Чекисты на скамье подсудимых | страница 21
Когда речь заходит о сравнении «малой бериевской оттепели» с десталинизацией, мы привлекали материалы процессов, которые были проведены в 1954–1961 гг. в Грузинской ССР в отношении сотрудников НКВД, обвиненных в нарушении «социалистической законности» в годы Большого террора. Особенность Грузии заключалась в том, что на фоне смещения и казни Л.П. Берии в республике состоялось большое количество процессов, в том числе в 1955 г. в Тбилиси был организован полузакрытый процесс под председательством генерального прокурора СССР Р.А. Руденко. Методологически на первом месте здесь стоит выявление различия и схожести этих процессов с процессами 19381941 гг.
Что касается изучения реакции тайной полиции на проводимые прокуратурой расследования, то в нашем распоряжении имеется обширная переписка и директивы московского руководства НКВД/КГБ. Эти документы позволяют подвергнуть более тщательному исследованию реакцию органов госбезопасности и выявить намерения политического руководства страны.
С исследовательской точки зрения необходимо также «вписать» задокументированные свидетельства «карателей» в исторический контекст времени, как непосредственно после Большого террора, так и хрущевской оттепели. То же верно в отношении редких воспоминаний бывших сотрудников НКВД[63].
Методологическим базисом исследования выступает историография карательных органов и «карателей» национал-социалистической диктатуры, добившаяся существенных успехов. Конечно, было бы неразумным задаться целью прямого сравнения, этому препятствуют коренные различия исторических процессов. Отличительной чертой Германии является публичный, научно сопровождаемый дискурс о «карателях», который, и это следует отметить особо, зародился и стал развиваться под давлением извне, со стороны союзников, после поражения нацистов, в ходе Нюрнбергского и подобных процессов. В Советском Союзе, напротив, следствие и процессы над «карателями» проходили либо в полной тайне, либо полугласно, да еще и в условиях сохранения политического режима и масштабной личной преемственности.
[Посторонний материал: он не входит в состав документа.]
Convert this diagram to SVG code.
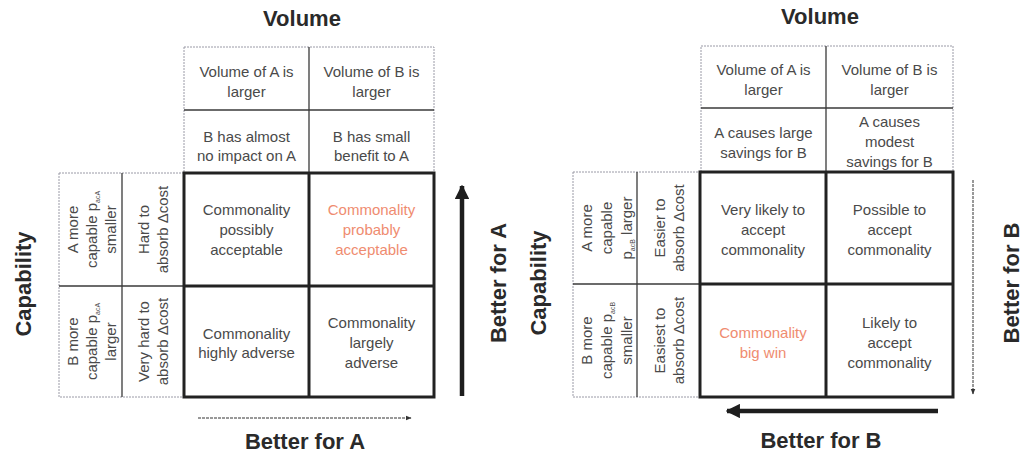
<svg xmlns="http://www.w3.org/2000/svg" width="1022" height="456" viewBox="0 0 1022 456">
  <style>
    .head { font-family: "Liberation Sans", Arial, sans-serif; font-size: 22px; font-weight: bold; fill: #2a2a2a; text-anchor: middle; }
    .body { font-family: "Liberation Sans", Arial, sans-serif; font-size: 15px; fill: #4a4a4a; text-anchor: middle; }
    .hot { fill: #ef8c70; }
    .sub { font-size: 7px; }
    .lite { fill: none; stroke: #9a9aa6; stroke-width: 1; stroke-dasharray: 2 1; }
    .div { fill: none; stroke: #3a3a3a; stroke-width: 1.3; }
    .grid { fill: none; stroke: #222; stroke-width: 3; }
    .thick { fill: none; stroke: #1e1e1e; stroke-width: 4.5; }
    .thin { fill: none; stroke: #333; stroke-width: 1; stroke-dasharray: 3 1; }
  </style>
  <defs>
    <marker id="bighead" viewBox="0 0 10 10" refX="9" refY="5" markerWidth="3.2" markerHeight="3.2" orient="auto" markerUnits="strokeWidth">
      <path d="M0,0 L10,5 L0,10 Z" fill="#1e1e1e"/>
    </marker>
    <marker id="smallhead" viewBox="0 0 10 10" refX="9" refY="5" markerWidth="6" markerHeight="6" orient="auto" markerUnits="strokeWidth">
      <path d="M0,1 L10,5 L0,9 Z" fill="#333"/>
    </marker>
  </defs>

  <!-- ===== Left matrix: outcome for A ===== -->
  <g id="left-titles">
    <text class="head" x="302" y="26">Volume</text>
    <text class="head" x="305" y="449">Better for A</text>
    <text class="head" transform="translate(31 284) rotate(-90)" x="0" y="0">Capability</text>
    <text class="head" transform="translate(506 283) rotate(-90)" x="0" y="0">Better for A</text>
  </g>

  <g id="left-header">
    <rect class="lite" x="184" y="47" width="250" height="126"/>
    <line class="div" x1="309" y1="47" x2="309" y2="173"/>
    <line class="div" x1="184" y1="110" x2="434" y2="110"/>
    <text class="body" x="246.5" y="77">Volume of A is</text>
    <text class="body" x="246.5" y="97">larger</text>
    <text class="body" x="371.5" y="77">Volume of B is</text>
    <text class="body" x="371.5" y="97">larger</text>
    <text class="body" x="246.5" y="142">B has almost</text>
    <text class="body" x="246.5" y="161">no impact on A</text>
    <text class="body" x="371.5" y="142">B has small</text>
    <text class="body" x="371.5" y="161">benefit to A</text>
  </g>

  <g id="left-side">
    <rect class="lite" x="59" y="173" width="125" height="224"/>
    <line class="div" x1="122" y1="173" x2="122" y2="397"/>
    <line class="div" x1="59" y1="286" x2="184" y2="286"/>
    <g transform="translate(92 229.5) rotate(-90)">
      <text class="body" x="0" y="-14">A more</text>
      <text class="body" x="0" y="5">capable p<tspan class="sub" dy="3">acA</tspan></text>
      <text class="body" x="0" y="24">smaller</text>
    </g>
    <g transform="translate(92 341.5) rotate(-90)">
      <text class="body" x="0" y="-14">B more</text>
      <text class="body" x="0" y="5">capable p<tspan class="sub" dy="3">acA</tspan></text>
      <text class="body" x="0" y="24">larger</text>
    </g>
    <g transform="translate(153.5 229.5) rotate(-90)">
      <text class="body" x="0" y="-4.5">Hard to</text>
      <text class="body" x="0" y="14.5">absorb Δcost</text>
    </g>
    <g transform="translate(153.5 341.5) rotate(-90)">
      <text class="body" x="0" y="-4.5">Very hard to</text>
      <text class="body" x="0" y="14.5">absorb Δcost</text>
    </g>
  </g>

  <g id="left-grid">
    <rect class="grid" x="184" y="173" width="250" height="224"/>
    <line class="grid" x1="309" y1="173" x2="309" y2="397"/>
    <line class="grid" x1="184" y1="286" x2="434" y2="286"/>
  </g>

  <g id="left-q11">
    <text class="body" x="246.5" y="215">Commonality</text>
    <text class="body" x="246.5" y="235">possibly</text>
    <text class="body" x="246.5" y="255">acceptable</text>
  </g>
  <g id="left-q12">
    <text class="body hot" x="371.5" y="215">Commonality</text>
    <text class="body hot" x="371.5" y="235">probably</text>
    <text class="body hot" x="371.5" y="255">acceptable</text>
  </g>
  <g id="left-q21">
    <text class="body" x="246.5" y="339">Commonality</text>
    <text class="body" x="246.5" y="358">highly adverse</text>
  </g>
  <g id="left-q22">
    <text class="body" x="371.5" y="328">Commonality</text>
    <text class="body" x="371.5" y="348">largely</text>
    <text class="body" x="371.5" y="368">adverse</text>
  </g>

  <!-- ===== Right matrix: outcome for B ===== -->
  <g id="right-titles">
    <text class="head" x="820" y="24">Volume</text>
    <text class="head" x="821" y="448">Better for B</text>
    <text class="head" transform="translate(546 283) rotate(-90)" x="0" y="0">Capability</text>
    <text class="head" transform="translate(1019 283) rotate(-90)" x="0" y="0">Better for B</text>
  </g>

  <g id="right-header">
    <rect class="lite" x="701" y="46" width="252" height="126"/>
    <line class="div" x1="826" y1="46" x2="826" y2="172"/>
    <line class="div" x1="701" y1="108" x2="953" y2="108"/>
    <text class="body" x="763.5" y="75">Volume of A is</text>
    <text class="body" x="763.5" y="95">larger</text>
    <text class="body" x="889.5" y="75">Volume of B is</text>
    <text class="body" x="889.5" y="95">larger</text>
    <text class="body" x="763.5" y="138">A causes large</text>
    <text class="body" x="763.5" y="158">savings for B</text>
    <text class="body" x="889.5" y="127">A causes</text>
    <text class="body" x="889.5" y="147">modest</text>
    <text class="body" x="889.5" y="167">savings for B</text>
  </g>

  <g id="right-side">
    <rect class="lite" x="573" y="172" width="127" height="225"/>
    <line class="div" x1="637" y1="172" x2="637" y2="397"/>
    <line class="div" x1="573" y1="284" x2="700" y2="284"/>
    <g transform="translate(607 228) rotate(-90)">
      <text class="body" x="0" y="-15">A more</text>
      <text class="body" x="0" y="5">capable</text>
      <text class="body" x="0" y="25">p<tspan class="sub" dy="3">acB</tspan><tspan dy="-3"> larger</tspan></text>
    </g>
    <g transform="translate(607 340.5) rotate(-90)">
      <text class="body" x="0" y="-15">B more</text>
      <text class="body" x="0" y="5">capable p<tspan class="sub" dy="3">acB</tspan></text>
      <text class="body" x="0" y="25">smaller</text>
    </g>
    <g transform="translate(669.5 228) rotate(-90)">
      <text class="body" x="0" y="-4.5">Easier to</text>
      <text class="body" x="0" y="14.5">absorb Δcost</text>
    </g>
    <g transform="translate(669.5 340.5) rotate(-90)">
      <text class="body" x="0" y="-4.5">Easiest to</text>
      <text class="body" x="0" y="14.5">absorb Δcost</text>
    </g>
  </g>

  <g id="right-grid">
    <rect class="grid" x="700" y="172" width="253" height="225"/>
    <line class="grid" x1="826" y1="172" x2="826" y2="397"/>
    <line class="grid" x1="700" y1="284" x2="953" y2="284"/>
  </g>

  <g id="right-q11">
    <text class="body" x="763" y="215">Very likely to</text>
    <text class="body" x="763" y="235">accept</text>
    <text class="body" x="763" y="255">commonality</text>
  </g>
  <g id="right-q12">
    <text class="body" x="889.5" y="215">Possible to</text>
    <text class="body" x="889.5" y="235">accept</text>
    <text class="body" x="889.5" y="255">commonality</text>
  </g>
  <g id="right-q21">
    <text class="body hot" x="763" y="338">Commonality</text>
    <text class="body hot" x="763" y="358">big win</text>
  </g>
  <g id="right-q22">
    <text class="body" x="889.5" y="328">Likely to</text>
    <text class="body" x="889.5" y="348">accept</text>
    <text class="body" x="889.5" y="368">commonality</text>
  </g>

  <!-- direction arrows -->
  <g id="connectors">
    <line class="thick" x1="462" y1="396" x2="462" y2="186" marker-end="url(#bighead)"/>
    <line class="thin" x1="198" y1="418" x2="411" y2="418" marker-end="url(#smallhead)"/>
    <line class="thin" x1="973" y1="180" x2="973" y2="394" marker-end="url(#smallhead)"/>
    <line class="thick" x1="938" y1="411" x2="727" y2="411" marker-end="url(#bighead)"/>
  </g>
</svg>
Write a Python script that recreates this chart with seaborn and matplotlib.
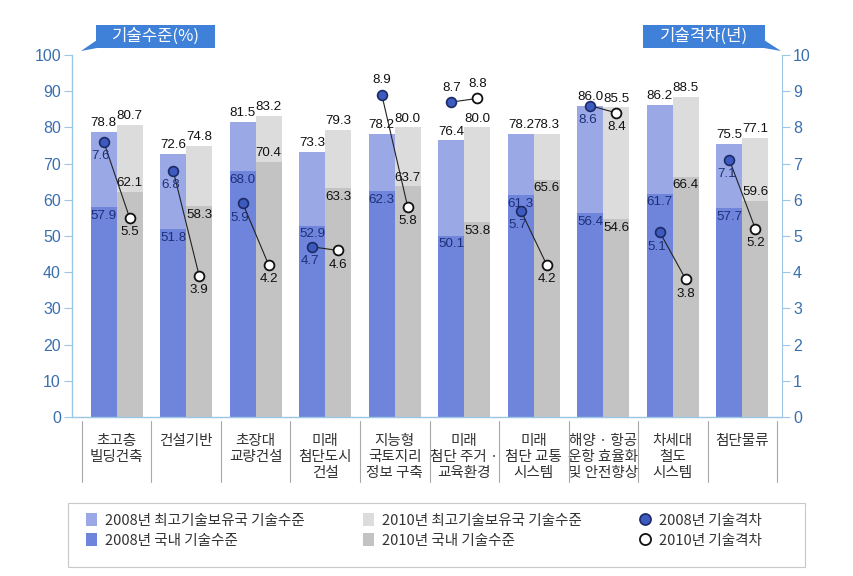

Отсюда следует сделать вывод, что в СССР в ходе наказания «карателей» речь шла о сохранении коммунистической власти, в отличие от послевоенной Германии, для которой на первом месте стояла критика национал-социализма и расследование обстоятельств преступлений.
Взгляд на Нюрнбергский процесс и другие судебные разбирательства, последовавшие вслед за ним в Германии, если только они касались не военных преступлений, а преступлений против человечности, позволяет заметить еще одно существенное различие. «Каратели», осужденные на процессах в Германии, в отличие от подсудимых «советских» процессов, не были вынуждены в свое время совершать то, что теперь им вменялось в вину государством. В случае СССР государство в итоге наказывало их за то, что ранее само приказало им совершить, к чему подталкивало или, по меньшей мере, относилась терпимо. Необходимо также проверить, стали ли советские «каратели» в правовом смысле сами жертвами в результате проведенных после Большого террора судебных процессов (и если да, то в какой степени), то есть отличались ли методы следствия в их отношении от тех, которые им инкриминировались.